I think with sparse representations, neural radiance field training speed would go up. But there is no results of training time. So I want to ask how long it takes for training.

Also, I can not understand the sentence in your paper. What is raw mask? 'wavelet coefficients with the same levels of sparsity have similar levels of sparsity' should be fixed into 'wavelet coefficients with the same levels of sparsity have the same levels of sparsity'

This is based on our experimental results that wavelet coefficients with the same levels of sparsity have similar levels of sparsity (Fig. 7).

Fig 7 is

[benhenryL]

Thank you for your interest in our paper.
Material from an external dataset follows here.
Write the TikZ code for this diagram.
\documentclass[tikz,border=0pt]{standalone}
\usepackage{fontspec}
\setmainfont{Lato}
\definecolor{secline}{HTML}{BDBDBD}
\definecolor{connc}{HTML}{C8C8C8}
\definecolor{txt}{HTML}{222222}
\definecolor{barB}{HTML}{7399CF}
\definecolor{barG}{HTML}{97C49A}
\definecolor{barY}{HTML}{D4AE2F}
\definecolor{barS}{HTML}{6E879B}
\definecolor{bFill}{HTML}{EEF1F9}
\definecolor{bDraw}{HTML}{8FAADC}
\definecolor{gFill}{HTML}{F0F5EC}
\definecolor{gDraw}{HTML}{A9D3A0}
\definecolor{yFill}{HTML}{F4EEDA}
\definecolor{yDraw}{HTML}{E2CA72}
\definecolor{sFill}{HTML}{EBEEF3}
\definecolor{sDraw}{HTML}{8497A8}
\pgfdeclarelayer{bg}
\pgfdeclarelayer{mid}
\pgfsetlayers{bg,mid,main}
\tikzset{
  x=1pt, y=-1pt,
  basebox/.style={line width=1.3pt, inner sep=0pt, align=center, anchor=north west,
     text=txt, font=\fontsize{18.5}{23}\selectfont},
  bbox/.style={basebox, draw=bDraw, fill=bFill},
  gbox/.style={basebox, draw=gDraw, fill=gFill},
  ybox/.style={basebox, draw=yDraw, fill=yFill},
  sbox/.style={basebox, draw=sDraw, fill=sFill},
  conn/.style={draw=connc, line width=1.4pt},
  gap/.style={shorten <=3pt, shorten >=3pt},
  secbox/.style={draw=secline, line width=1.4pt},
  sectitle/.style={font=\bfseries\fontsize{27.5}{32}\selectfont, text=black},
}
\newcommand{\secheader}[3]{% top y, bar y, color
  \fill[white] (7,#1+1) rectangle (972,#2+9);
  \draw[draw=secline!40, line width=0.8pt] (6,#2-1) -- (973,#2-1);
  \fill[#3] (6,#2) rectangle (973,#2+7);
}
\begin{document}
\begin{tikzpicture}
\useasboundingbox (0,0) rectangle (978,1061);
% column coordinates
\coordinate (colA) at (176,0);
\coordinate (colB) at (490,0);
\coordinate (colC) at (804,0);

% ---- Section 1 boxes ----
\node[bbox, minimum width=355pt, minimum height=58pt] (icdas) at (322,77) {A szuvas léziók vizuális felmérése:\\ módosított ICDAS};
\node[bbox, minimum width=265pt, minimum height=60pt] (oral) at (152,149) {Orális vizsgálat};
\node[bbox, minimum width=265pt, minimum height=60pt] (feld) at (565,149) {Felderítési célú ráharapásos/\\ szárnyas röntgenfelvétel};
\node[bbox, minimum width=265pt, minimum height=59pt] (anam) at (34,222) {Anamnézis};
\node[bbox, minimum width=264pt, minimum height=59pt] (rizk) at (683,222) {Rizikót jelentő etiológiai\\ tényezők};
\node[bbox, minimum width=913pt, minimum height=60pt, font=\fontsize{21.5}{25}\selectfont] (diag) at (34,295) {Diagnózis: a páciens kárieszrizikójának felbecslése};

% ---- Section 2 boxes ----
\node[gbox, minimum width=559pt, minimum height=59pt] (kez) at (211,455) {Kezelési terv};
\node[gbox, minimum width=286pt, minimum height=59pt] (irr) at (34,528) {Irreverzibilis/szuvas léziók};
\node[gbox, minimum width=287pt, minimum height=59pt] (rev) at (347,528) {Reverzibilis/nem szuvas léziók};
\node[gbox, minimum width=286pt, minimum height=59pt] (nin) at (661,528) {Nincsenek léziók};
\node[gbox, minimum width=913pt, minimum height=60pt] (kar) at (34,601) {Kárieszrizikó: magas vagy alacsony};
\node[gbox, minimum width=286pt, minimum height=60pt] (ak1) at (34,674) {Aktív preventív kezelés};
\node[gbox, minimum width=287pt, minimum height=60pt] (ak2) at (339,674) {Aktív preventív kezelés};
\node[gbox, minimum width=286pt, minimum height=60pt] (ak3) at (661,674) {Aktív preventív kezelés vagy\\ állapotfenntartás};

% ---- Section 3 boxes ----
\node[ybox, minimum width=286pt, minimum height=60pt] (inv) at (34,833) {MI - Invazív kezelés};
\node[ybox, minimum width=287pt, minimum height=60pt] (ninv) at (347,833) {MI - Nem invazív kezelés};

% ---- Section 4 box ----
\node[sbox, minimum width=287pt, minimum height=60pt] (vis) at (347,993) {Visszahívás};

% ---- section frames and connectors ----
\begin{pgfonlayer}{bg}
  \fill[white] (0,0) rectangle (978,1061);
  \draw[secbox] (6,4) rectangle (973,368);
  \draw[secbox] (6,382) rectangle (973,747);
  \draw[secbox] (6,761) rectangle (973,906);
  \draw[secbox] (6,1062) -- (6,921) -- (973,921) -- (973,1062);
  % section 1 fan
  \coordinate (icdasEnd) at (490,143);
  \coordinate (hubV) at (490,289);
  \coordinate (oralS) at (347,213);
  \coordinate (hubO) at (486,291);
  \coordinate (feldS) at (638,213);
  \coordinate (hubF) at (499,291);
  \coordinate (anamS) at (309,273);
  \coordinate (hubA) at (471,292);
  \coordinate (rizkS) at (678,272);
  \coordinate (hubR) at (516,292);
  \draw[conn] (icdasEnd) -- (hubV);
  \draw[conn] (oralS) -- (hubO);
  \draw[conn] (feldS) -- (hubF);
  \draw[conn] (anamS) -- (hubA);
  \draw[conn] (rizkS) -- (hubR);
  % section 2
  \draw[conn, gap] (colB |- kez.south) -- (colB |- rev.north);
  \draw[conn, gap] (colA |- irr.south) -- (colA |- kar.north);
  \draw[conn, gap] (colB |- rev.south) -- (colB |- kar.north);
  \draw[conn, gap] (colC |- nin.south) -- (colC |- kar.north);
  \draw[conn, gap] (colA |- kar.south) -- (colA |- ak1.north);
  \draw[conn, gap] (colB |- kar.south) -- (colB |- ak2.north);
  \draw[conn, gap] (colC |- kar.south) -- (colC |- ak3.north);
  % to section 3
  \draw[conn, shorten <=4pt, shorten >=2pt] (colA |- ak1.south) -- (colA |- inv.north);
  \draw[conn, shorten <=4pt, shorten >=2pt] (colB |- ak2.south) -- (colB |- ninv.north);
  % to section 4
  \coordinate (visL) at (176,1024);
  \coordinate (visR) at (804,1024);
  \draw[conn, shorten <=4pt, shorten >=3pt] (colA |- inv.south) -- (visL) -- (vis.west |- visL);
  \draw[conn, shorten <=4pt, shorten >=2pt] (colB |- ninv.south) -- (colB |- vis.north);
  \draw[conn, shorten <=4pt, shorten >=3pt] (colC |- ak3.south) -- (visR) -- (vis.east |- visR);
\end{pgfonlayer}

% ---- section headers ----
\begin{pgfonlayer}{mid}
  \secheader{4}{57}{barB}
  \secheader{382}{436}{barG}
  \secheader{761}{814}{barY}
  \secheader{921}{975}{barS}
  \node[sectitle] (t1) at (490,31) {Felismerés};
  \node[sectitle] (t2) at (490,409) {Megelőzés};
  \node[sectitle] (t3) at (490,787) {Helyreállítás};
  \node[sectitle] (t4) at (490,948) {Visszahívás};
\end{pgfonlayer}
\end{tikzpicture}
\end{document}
Although our model produces sparse representations, it does not mean that the number of parameters used for training is less. Namely, the number of the learnable parameters is irrelevant to the sparsity. This is because our method wipes out parameters based on masks, which just changes the values of coefficients to zero, not takes away the coefficients. Thus, the shape (size) of the coefficients is kept unchanged after masking out the coefficients. Since the number of the trainable parameters does not change, training time does not shrink even though our method can make sparse representations. Regarding the training time, it takes about 24 minutes to train our model with Tesla A100 on NeRF-synthetic dataset.
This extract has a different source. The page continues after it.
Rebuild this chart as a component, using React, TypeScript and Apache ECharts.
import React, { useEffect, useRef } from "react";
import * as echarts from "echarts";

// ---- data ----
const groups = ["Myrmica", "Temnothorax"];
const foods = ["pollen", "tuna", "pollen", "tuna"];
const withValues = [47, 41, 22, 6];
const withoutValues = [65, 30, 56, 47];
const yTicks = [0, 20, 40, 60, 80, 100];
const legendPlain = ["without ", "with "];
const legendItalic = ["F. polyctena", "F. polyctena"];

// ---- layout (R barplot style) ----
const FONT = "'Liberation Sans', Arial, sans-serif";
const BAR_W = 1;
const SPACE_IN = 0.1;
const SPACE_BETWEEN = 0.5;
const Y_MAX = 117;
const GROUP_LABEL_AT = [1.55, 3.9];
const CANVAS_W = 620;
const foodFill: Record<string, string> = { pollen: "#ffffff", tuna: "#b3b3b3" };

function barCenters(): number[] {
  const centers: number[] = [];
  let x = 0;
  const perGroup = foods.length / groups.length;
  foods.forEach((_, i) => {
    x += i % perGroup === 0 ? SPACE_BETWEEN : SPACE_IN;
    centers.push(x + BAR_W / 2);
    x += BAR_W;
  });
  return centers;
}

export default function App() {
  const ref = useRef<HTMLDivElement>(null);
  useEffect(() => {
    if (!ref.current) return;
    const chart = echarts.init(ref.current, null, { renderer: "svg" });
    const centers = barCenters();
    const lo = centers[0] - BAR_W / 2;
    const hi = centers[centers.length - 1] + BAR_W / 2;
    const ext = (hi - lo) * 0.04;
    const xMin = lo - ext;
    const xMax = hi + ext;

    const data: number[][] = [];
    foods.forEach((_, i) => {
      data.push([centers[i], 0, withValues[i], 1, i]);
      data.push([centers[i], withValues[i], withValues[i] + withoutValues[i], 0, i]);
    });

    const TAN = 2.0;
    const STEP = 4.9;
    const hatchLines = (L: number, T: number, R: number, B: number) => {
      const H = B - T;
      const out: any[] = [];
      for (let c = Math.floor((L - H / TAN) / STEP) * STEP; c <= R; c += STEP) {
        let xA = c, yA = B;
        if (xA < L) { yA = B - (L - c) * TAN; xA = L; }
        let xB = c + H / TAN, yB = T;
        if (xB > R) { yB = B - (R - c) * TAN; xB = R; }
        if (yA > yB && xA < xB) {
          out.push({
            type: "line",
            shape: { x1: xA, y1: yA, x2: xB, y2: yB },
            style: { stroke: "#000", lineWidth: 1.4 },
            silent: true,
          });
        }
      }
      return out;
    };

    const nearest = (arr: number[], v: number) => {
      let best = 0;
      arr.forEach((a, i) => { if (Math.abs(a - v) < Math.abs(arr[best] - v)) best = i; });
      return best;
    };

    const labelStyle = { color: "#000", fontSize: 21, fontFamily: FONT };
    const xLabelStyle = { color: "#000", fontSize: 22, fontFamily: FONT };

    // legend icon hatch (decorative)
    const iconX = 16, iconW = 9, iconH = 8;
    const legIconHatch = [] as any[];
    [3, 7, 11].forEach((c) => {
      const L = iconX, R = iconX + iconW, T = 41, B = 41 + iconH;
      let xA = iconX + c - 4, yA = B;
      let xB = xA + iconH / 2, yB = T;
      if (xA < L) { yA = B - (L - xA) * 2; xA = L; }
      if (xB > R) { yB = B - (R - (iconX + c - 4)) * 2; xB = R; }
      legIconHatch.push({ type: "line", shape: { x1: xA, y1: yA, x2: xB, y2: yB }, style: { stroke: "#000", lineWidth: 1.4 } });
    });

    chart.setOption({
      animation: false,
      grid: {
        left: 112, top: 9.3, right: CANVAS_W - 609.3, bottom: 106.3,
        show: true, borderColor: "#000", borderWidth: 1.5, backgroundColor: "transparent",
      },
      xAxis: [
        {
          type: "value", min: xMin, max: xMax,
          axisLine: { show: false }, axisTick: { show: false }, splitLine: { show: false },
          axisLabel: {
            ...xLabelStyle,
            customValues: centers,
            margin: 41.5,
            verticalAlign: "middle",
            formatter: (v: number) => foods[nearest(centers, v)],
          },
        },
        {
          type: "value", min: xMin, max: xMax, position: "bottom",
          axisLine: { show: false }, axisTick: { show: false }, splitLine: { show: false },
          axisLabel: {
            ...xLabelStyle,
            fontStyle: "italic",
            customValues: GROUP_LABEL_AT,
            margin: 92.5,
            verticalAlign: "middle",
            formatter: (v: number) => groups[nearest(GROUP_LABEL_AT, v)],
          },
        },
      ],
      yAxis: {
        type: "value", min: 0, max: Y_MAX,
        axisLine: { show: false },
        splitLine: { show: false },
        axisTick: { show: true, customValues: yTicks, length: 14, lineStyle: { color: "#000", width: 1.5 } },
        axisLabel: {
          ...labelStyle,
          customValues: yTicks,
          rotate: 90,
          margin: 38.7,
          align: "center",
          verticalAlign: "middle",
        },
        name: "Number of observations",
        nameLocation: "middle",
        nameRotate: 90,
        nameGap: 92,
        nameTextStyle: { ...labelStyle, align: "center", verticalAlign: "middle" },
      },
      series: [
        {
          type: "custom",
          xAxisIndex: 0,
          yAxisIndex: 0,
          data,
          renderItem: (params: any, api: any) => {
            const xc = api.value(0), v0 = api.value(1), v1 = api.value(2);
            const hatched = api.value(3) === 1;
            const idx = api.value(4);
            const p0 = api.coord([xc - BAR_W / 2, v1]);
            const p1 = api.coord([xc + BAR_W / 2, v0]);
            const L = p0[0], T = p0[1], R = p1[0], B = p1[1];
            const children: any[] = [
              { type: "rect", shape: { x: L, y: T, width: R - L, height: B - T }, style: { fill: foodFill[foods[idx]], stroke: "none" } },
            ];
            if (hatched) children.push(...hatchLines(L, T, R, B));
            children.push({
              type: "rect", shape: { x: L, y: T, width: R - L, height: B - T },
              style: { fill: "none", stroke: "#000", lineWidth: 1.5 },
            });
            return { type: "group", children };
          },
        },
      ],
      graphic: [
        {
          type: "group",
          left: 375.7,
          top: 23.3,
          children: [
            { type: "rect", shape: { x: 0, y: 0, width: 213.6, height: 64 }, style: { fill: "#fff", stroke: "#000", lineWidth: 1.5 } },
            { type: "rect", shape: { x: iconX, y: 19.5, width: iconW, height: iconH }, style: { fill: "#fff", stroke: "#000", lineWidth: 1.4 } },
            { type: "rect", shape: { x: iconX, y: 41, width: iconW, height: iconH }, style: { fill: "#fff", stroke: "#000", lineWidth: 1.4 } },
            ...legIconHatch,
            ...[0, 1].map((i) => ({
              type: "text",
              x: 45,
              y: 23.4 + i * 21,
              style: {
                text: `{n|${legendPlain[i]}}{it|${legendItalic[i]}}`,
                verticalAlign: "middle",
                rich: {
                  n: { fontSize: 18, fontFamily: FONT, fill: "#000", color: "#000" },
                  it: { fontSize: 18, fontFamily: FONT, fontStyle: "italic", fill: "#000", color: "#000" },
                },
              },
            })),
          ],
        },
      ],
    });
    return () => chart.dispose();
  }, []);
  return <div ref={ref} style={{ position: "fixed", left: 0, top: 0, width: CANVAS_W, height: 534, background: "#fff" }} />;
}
Raw mask indicates the raw real-value of the mask which is not binarized yet. In figure 7, raw mask (a) is binarized as shown in (b) and then used to determine whether corresponding coefficient would be used or zeroed out.
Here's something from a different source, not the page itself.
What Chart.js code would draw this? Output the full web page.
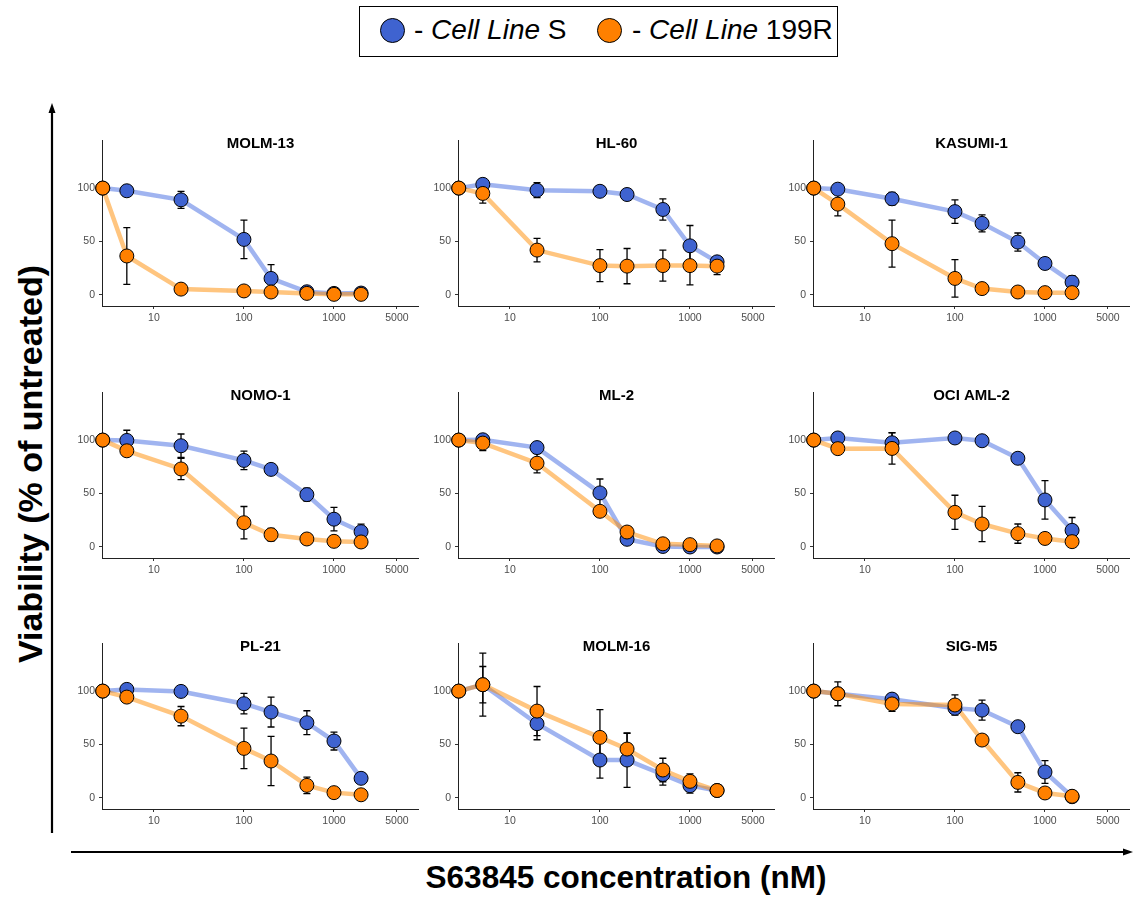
<!DOCTYPE html>
<html>
<head>
<meta charset="utf-8">
<script src="https://cdn.jsdelivr.net/npm/chart.js@4.4.1/dist/chart.umd.min.js"></script>
<style>
  body { margin: 0; background: #fff; font-family: "Liberation Sans", Arial, sans-serif; }
  #page { position: relative; width: 1133px; height: 897px; overflow: hidden; }
  .panel { position: absolute; }
  #legend { position: absolute; left: 359px; top: 6px; width: 477px; height: 49px; border: 1.5px solid #000; }
  .dot { position: absolute; top: 11px; width: 23px; height: 23px; border-radius: 50%; border: 1.5px solid #000; }
  .lab { position: absolute; top: 8px; font-size: 28px; line-height: 30px; color: #000; white-space: nowrap; }
  #ytitle { position: absolute; left: 30px; top: 464px; transform: translate(-50%, -50%) rotate(-90deg);
            font-weight: bold; font-size: 34px; white-space: nowrap; }
  #xtitle { position: absolute; left: 26px; width: 1200px; top: 859px; text-align: center;
            font-weight: bold; font-size: 31.5px; white-space: nowrap; }
  svg { position: absolute; left: 0; top: 0; }
</style>
</head>
<body>
<div id="page">
  <div id="legend">
    <div class="dot" style="left:20px;background:#3f63d0"></div>
    <div class="lab" style="left:54px">- <i>Cell Line</i> S</div>
    <div class="dot" style="left:237px;background:#ff8000"></div>
    <div class="lab" style="left:272px">- <i>Cell Line</i> 199R</div>
  </div>
  <svg width="1133" height="897">
    <line x1="52" y1="833" x2="52" y2="110" stroke="#000" stroke-width="2.2"/>
    <polygon points="52,103 48.5,113 55.5,113" fill="#000"/>
    <line x1="71" y1="852" x2="1126" y2="852" stroke="#000" stroke-width="2.2"/>
    <polygon points="1133,852 1123,848.5 1123,855.5" fill="#000"/>
  </svg>
  <div id="ytitle">Viability (% of untreated)</div>
  <div id="xtitle">S63845 concentration (nM)</div>
</div>
<script>
// doses in nM (first point = untreated control, drawn at the left edge)
const doses = [2.7, 5, 20, 100, 200, 500, 1000, 2000];
const xTicks = [10, 100, 1000, 5000];
const yTicks = [0, 50, 100];

const panelNames = ['MOLM-13', 'HL-60', 'KASUMI-1', 'NOMO-1', 'ML-2', 'OCI AML-2', 'PL-21', 'MOLM-16', 'SIG-M5'];

// Cell Line S / 199R mean viability and error
const molm13S    = [100, 97.5, 89, 52, 15.5, 3, 1.5, 1.8];
const molm13SErr = [0, 4, 8, 18, 13, 1, 1, 1];
const molm13R    = [100, 36.5, 5.5, 3.8, 2.8, 1.5, 0.6, 0.6];
const molm13RErr = [0, 26.5, 1, 1, 1, 1, 0.5, 0.5];

const hl60S    = [100, 103.5, 98, 97, 94, 80, 46, 31];
const hl60SErr = [0, 2, 7, 1, 1, 10, 19, 3];
const hl60R    = [100, 95, 42, 27.5, 27, 27.5, 27.5, 27];
const hl60RErr = [0, 9, 11, 15, 16.5, 14.5, 18, 8];

const kasumi1S    = [100, 99, 90, 78, 67, 49.5, 29.5, 12];
const kasumi1SErr = [0, 1, 6, 11, 8, 8.5, 5.5, 6];
const kasumi1R    = [100, 85, 48, 15.5, 6, 2.8, 2.2, 2.2];
const kasumi1RErr = [0, 11, 22, 17.5, 1, 1, 1, 1];

const nomo1S    = [100, 99.7, 94.7, 81, 72.6, 49, 26, 14.3];
const nomo1SErr = [0, 9.5, 11, 8.7, 1, 6, 11, 7];
const nomo1R    = [100, 90, 73, 22.7, 11.5, 7.5, 5.3, 4.7];
const nomo1RErr = [0, 1, 10, 15.2, 6, 1, 1, 1];

const ml2S    = [100, 100.3, 93, 50.6, 7.2, 0.5, 0, 0];
const ml2SErr = [0, 3, 2, 13, 2, 0.5, 0.5, 0.5];
const ml2R    = [100, 97.2, 78.4, 33.4, 14, 3, 2.2, 1];
const ml2RErr = [0, 7, 9, 2, 2, 1, 1, 1];

const ociAml2S    = [100, 102, 97.5, 102, 99.4, 83, 44, 15.6];
const ociAml2SErr = [0, 1, 9.5, 1, 1, 1, 18, 12];
const ociAml2R    = [100, 92, 92.2, 32.4, 21.5, 12.5, 8, 5];
const ociAml2RErr = [0, 1, 14.6, 16, 16.5, 9, 4, 1];

const pl21S    = [100, 101.6, 99.7, 88.2, 80.4, 70.4, 53.3, 18.4];
const pl21SErr = [0, 1, 1, 9.6, 14, 11.2, 8.4, 1];
const pl21R    = [100, 94.4, 76.6, 46.4, 34.6, 11.8, 5, 3];
const pl21RErr = [0, 1, 9, 19, 23, 7.8, 1, 1];

const molm16S    = [100, 106, 69.5, 35.5, 35.5, 22, 11.5, 7];
const molm16SErr = [0, 17, 15, 17, 25.5, 10, 7, 1];
const molm16R    = [100, 106, 81.3, 56.7, 45.8, 26.2, 15.6, 7];
const molm16RErr = [0, 29.5, 23, 26, 14.6, 11, 7, 1];

const sigM5S    = [100, 97.5, 92.5, 84, 82.2, 66.7, 24.3, 1.2];
const sigM5SErr = [0, 1, 2, 4, 9.4, 1, 10.6, 1];
const sigM5R    = [100, 97.5, 88, 87, 54.2, 14.6, 4.7, 1.6];
const sigM5RErr = [0, 11.2, 7, 9.4, 5, 9, 1, 1];

const panelSeries = [
  [molm13S, molm13SErr, molm13R, molm13RErr],
  [hl60S, hl60SErr, hl60R, hl60RErr],
  [kasumi1S, kasumi1SErr, kasumi1R, kasumi1RErr],
  [nomo1S, nomo1SErr, nomo1R, nomo1RErr],
  [ml2S, ml2SErr, ml2R, ml2RErr],
  [ociAml2S, ociAml2SErr, ociAml2R, ociAml2RErr],
  [pl21S, pl21SErr, pl21R, pl21RErr],
  [molm16S, molm16SErr, molm16R, molm16RErr],
  [sigM5S, sigM5SErr, sigM5R, sigM5RErr]
];

const colLeft = [102, 458, 813];
const rowTop = [140, 392, 643];
const TOP_PAD = 10;
const Y_AXIS_W = 40;
const X_AXIS_H = 24;
const AREA_W = 317;
const AREA_H = 166;

const fontFamily = '"Liberation Sans", Arial, sans-serif';

// error bars drawn after both lines, before the points
const errorBarPlugin = {
  id: 'errorBars',
  afterDatasetDraw(chart, args) {
    if (args.index !== 2) return;
    const ctx = chart.ctx;
    const xs = chart.scales.x, ys = chart.scales.y;
    ctx.save();
    ctx.strokeStyle = '#000';
    ctx.lineWidth = 1.3;
    [1, 0].forEach(function(di) {
      const ds = chart.data.datasets[di];
      ds.data.forEach(function(p, i) {
        const e = ds.errors[i];
        if (!e) return;
        const px = xs.getPixelForValue(p.x);
        const y1 = ys.getPixelForValue(p.y + e);
        const y2 = ys.getPixelForValue(p.y - e);
        ctx.beginPath();
        ctx.moveTo(px, y1); ctx.lineTo(px, y2);
        ctx.moveTo(px - 3.5, y1); ctx.lineTo(px + 3.5, y1);
        ctx.moveTo(px - 3.5, y2); ctx.lineTo(px + 3.5, y2);
        ctx.stroke();
      });
    });
    ctx.restore();
  }
};

const panelTitlePlugin = {
  id: 'panelTitle',
  afterDraw(chart) {
    const ctx = chart.ctx;
    const a = chart.chartArea;
    ctx.save();
    ctx.font = 'bold 15px ' + fontFamily;
    ctx.fillStyle = '#000';
    ctx.textAlign = 'center';
    ctx.textBaseline = 'middle';
    ctx.fillText(chart.options.plugins.panelTitle.text, (a.left + a.right) / 2, a.top + 4);
    ctx.restore();
  }
};

function points(values) {
  return doses.map(function(d, i) { return { x: d, y: values[i] }; });
}

function makePanel(idx) {
  const col = idx % 3, row = Math.floor(idx / 3);
  const s = panelSeries[idx];
  const canvas = document.createElement('canvas');
  canvas.className = 'panel';
  canvas.width = Y_AXIS_W + AREA_W;
  canvas.height = TOP_PAD + AREA_H + X_AXIS_H;
  canvas.style.left = (colLeft[col] - Y_AXIS_W) + 'px';
  canvas.style.top = (rowTop[row] - TOP_PAD) + 'px';
  document.getElementById('page').appendChild(canvas);

  const tickFont = { family: fontFamily, size: 10.5 };

  new Chart(canvas.getContext('2d'), {
    type: 'scatter',
    data: {
      datasets: [
        { label: '199R', data: points(s[2]), errors: s[3], showLine: false, clip: false,
          pointRadius: 7, pointHoverRadius: 7, pointBackgroundColor: '#ff8000', pointBorderColor: '#000', pointBorderWidth: 1 },
        { label: 'S', data: points(s[0]), errors: s[1], showLine: false, clip: false,
          pointRadius: 7, pointHoverRadius: 7, pointBackgroundColor: '#3f63d0', pointBorderColor: '#000', pointBorderWidth: 1 },
        { label: '199R line', data: points(s[2]), showLine: true, clip: false, pointRadius: 0,
          borderColor: 'rgba(255,140,0,0.5)', borderWidth: 4.5, tension: 0 },
        { label: 'S line', data: points(s[0]), showLine: true, clip: false, pointRadius: 0,
          borderColor: 'rgba(65,105,225,0.5)', borderWidth: 4.5, tension: 0 }
      ]
    },
    options: {
      responsive: false,
      animation: false,
      events: [],
      layout: { padding: { top: TOP_PAD, left: 0, right: 0, bottom: 0 }, autoPadding: false },
      plugins: {
        legend: { display: false },
        tooltip: { enabled: false },
        panelTitle: { text: panelNames[idx] }
      },
      scales: {
        x: {
          type: 'logarithmic',
          min: 2.65,
          max: 8800,
          afterBuildTicks: function(scale) { scale.ticks = xTicks.map(function(v) { return { value: v }; }); },
          afterFit: function(scale) {
            scale.height = X_AXIS_H;
            scale.paddingLeft = 0;
            scale.paddingRight = 0;
          },
          ticks: { callback: function(v) { return String(v); }, font: tickFont, color: '#4d4d4d',
                   padding: 3, autoSkip: false, maxRotation: 0 },
          grid: { drawOnChartArea: false, tickLength: 3, color: '#333' },
          border: { color: '#222', width: 1 }
        },
        y: {
          min: -10.3,
          max: 145,
          afterBuildTicks: function(scale) { scale.ticks = yTicks.map(function(v) { return { value: v }; }); },
          afterFit: function(scale) {
            scale.width = Y_AXIS_W;
            scale.paddingTop = 0;
            scale.paddingBottom = 0;
          },
          ticks: { font: tickFont, color: '#4d4d4d', padding: 4 },
          grid: { drawOnChartArea: false, tickLength: 3, color: '#333' },
          border: { color: '#222', width: 1 }
        }
      }
    },
    plugins: [errorBarPlugin, panelTitlePlugin]
  });
}

for (let i = 0; i < panelNames.length; i++) {
  makePanel(i);
}
</script>
</body>
</html>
In terms of the expression “wavelet coefficients with the same levels of sparsity have similar levels of sparsity”, wavelet coefficients in the same level have similar levels of sparsity, not the same level of sparsity. Referring the notation of HL, LH from the previous sentence “For the 2-level wavelet transform, for instance, we group HL1, LH1, and HH1, then HL2, LH2, and HH2, and finally LL2”, although masks for the same level (i.e HL1, LH1, HH1) seem to have same sparsity when we visualize them (figure 7 (a)), they are not necessarily same. HL is a high frequency band to the horizontal axis and low frequency band to the vertical axis. Similarly, LH is a low frequency band to the horizontal axis and high frequency band to the vertical axis. Since each sub-band is used for different purposes, the mask for each sub-band is not exactly the same , which also indicates that its sparsity is not the same. However, as shown in figure 7 (a), we empirically found that wavelet coefficients in the same level have the similar level of sparsity. We now noticed that our expression is unclear, so we will clarify the sentence in the next version of the paper. Thank you for pointing it out.

[9B8DY6]

Then raw mask is \hat{W}_r? I can not understand how you binarize raw masks. You binarize them with fixed threshold?

[daniel03c1]

That is true. \hat{W}_r denotes a raw mask! We used the Heaviside step function (denoted as H(.)) to binarize masks; that is, the threshold was set to zero.